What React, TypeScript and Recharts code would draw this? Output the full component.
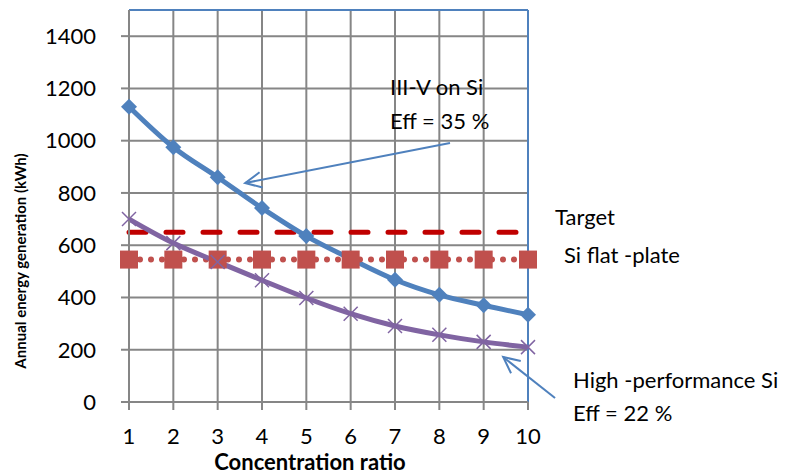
import React from "react";
import { ComposedChart, Line, XAxis, YAxis, CartesianGrid, ReferenceLine } from "recharts";

const ratios = [1, 2, 3, 4, 5, 6, 7, 8, 9, 10];
const iiivOnSi = [1130, 975, 860, 742, 635, 548, 468, 410, 370, 334];
const highPerfSi = [700, 608, 536, 466, 398, 338, 291, 257, 230, 210];
const targetLevel = [650, 650, 650, 650, 650, 650, 650, 650, 650, 650];
const siFlatPlate = [545, 545, 545, 545, 545, 545, 545, 545, 545, 545];
const yTicks = [0, 200, 400, 600, 800, 1000, 1200, 1400];

const data = ratios.map((r, i) => ({
  ratio: r,
  iiiv: iiivOnSi[i],
  highPerf: highPerfSi[i],
  target: targetLevel[i],
  flat: siFlatPlate[i],
}));

const BLUE = "#4F81BD";
const PURPLE = "#8064A2";
const GRID = "#868686";
const FONT = "Lato, 'Open Sans', sans-serif";

function Diamond({ cx, cy }: { cx?: number; cy?: number }) {
  if (cx == null || cy == null) return null;
  const s = 8;
  return <polygon points={`${cx},${cy - s} ${cx + s},${cy} ${cx},${cy + s} ${cx - s},${cy}`} fill={BLUE} />;
}

function Cross({ cx, cy }: { cx?: number; cy?: number }) {
  if (cx == null || cy == null) return null;
  const s = 7;
  return (
    <g stroke={PURPLE} strokeWidth={1.5}>
      <line x1={cx - s} y1={cy - s} x2={cx + s} y2={cy + s} />
      <line x1={cx - s} y1={cy + s} x2={cx + s} y2={cy - s} />
    </g>
  );
}

function Square({ cx, cy }: { cx?: number; cy?: number }) {
  if (cx == null || cy == null) return null;
  return <rect x={cx - 9} y={cy - 9} width={18} height={18} fill="#C0504D" />;
}

function Arrow(props: any) {
  const { x1, y1, x2, y2 } = props;
  if ([x1, y1, x2, y2].some((v) => v == null || isNaN(v))) return null;
  const ang = Math.atan2(y2 - y1, x2 - x1);
  const len = 18;
  const spread = 0.45;
  const ax = x2 - len * Math.cos(ang - spread);
  const ay = y2 - len * Math.sin(ang - spread);
  const bx = x2 - len * Math.cos(ang + spread);
  const by = y2 - len * Math.sin(ang + spread);
  return (
    <g stroke={BLUE} strokeWidth={2} fill="none">
      <line x1={x1} y1={y1} x2={x2} y2={y2} />
      <polyline points={`${ax},${ay} ${x2},${y2} ${bx},${by}`} />
    </g>
  );
}

const labelStyle: React.CSSProperties = {
  position: "absolute",
  fontFamily: FONT,
  fontSize: 22,
  color: "#000",
  whiteSpace: "nowrap",
  lineHeight: "26px",
};

export default function App() {
  return (
    <div style={{ position: "absolute", left: 0, top: 0, width: 807, height: 473, background: "#fff" }}>
      <ComposedChart width={807} height={473} data={data} margin={{ top: 10, right: 279, bottom: 0, left: 0 }}>
        <CartesianGrid stroke={GRID} strokeWidth={2} />
        <XAxis
          type="number"
          dataKey="ratio"
          domain={[1, 10]}
          ticks={ratios}
          height={71}
          stroke={GRID}
          strokeWidth={2}
          tickSize={8}
          tickMargin={18}
          tick={{ fill: "#000", fontSize: 22, fontFamily: FONT }}
        />
        <YAxis
          type="number"
          domain={[0, 1500]}
          ticks={yTicks}
          width={129}
          stroke={GRID}
          strokeWidth={2}
          tickSize={8}
          tickMargin={25}
          tick={{ fill: "#000", fontSize: 22, fontFamily: FONT }}
        />
        <ReferenceLine y={1500} stroke={BLUE} strokeWidth={2} />
        <ReferenceLine x={10} stroke={BLUE} strokeWidth={2} />
        <Line
          dataKey="target"
          stroke="#C00000"
          strokeWidth={5}
          strokeDasharray="17 20"
          strokeLinecap="round"
          dot={false}
          activeDot={false}
          isAnimationActive={false}
        />
        <Line
          type="monotone"
          dataKey="iiiv"
          stroke={BLUE}
          strokeWidth={5}
          dot={<Diamond />}
          activeDot={false}
          isAnimationActive={false}
        />
        <Line
          dataKey="flat"
          stroke="#C0504D"
          strokeWidth={6}
          strokeDasharray="0 11"
          strokeLinecap="round"
          dot={<Square />}
          activeDot={false}
          isAnimationActive={false}
        />
        <Line
          type="monotone"
          dataKey="highPerf"
          stroke={PURPLE}
          strokeWidth={5}
          dot={<Cross />}
          activeDot={false}
          isAnimationActive={false}
        />
        <ReferenceLine
          segment={[
            { x: 8.24, y: 991 },
            { x: 3.62, y: 838 },
          ]}
          ifOverflow="visible"
          shape={<Arrow />}
        />
        <ReferenceLine
          segment={[
            { x: 10.61, y: 15 },
            { x: 9.44, y: 172 },
          ]}
          ifOverflow="visible"
          shape={<Arrow />}
        />
      </ComposedChart>

      <div
        style={{
          position: "absolute",
          left: 20,
          top: 261,
          transform: "translate(-50%, -50%) rotate(-90deg)",
          fontFamily: FONT,
          fontWeight: 700,
          fontSize: 15,
          whiteSpace: "nowrap",
        }}
      >
        Annual energy generation (kWh)
      </div>
      <div
        style={{
          position: "absolute",
          left: 310,
          top: 461,
          transform: "translate(-50%, -50%)",
          fontFamily: FONT,
          fontWeight: 700,
          fontSize: 22,
          whiteSpace: "nowrap",
        }}
      >
        Concentration ratio
      </div>

      <div style={{ ...labelStyle, left: 390, top: 74 }}>III-V on Si</div>
      <div style={{ ...labelStyle, left: 390, top: 108 }}>Eff = 35 %</div>
      <div style={{ ...labelStyle, left: 555, top: 204 }}>Target</div>
      <div style={{ ...labelStyle, left: 564, top: 242 }}>Si flat -plate</div>
      <div style={{ ...labelStyle, left: 573, top: 367 }}>High -performance Si</div>
      <div style={{ ...labelStyle, left: 573, top: 400 }}>Eff = 22 %</div>
    </div>
  );
}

--- Aim ---
From the first line above down to the line with "YAxis, CartesianGrid, ReferenceLine", reproduce every line and no others, omitting pictures.

--- Problem solution ---
What React, TypeScript and Recharts code would draw this? Output the full component.
import React from "react";
import { ComposedChart, Line, XAxis, YAxis, CartesianGrid, ReferenceLine } from "recharts";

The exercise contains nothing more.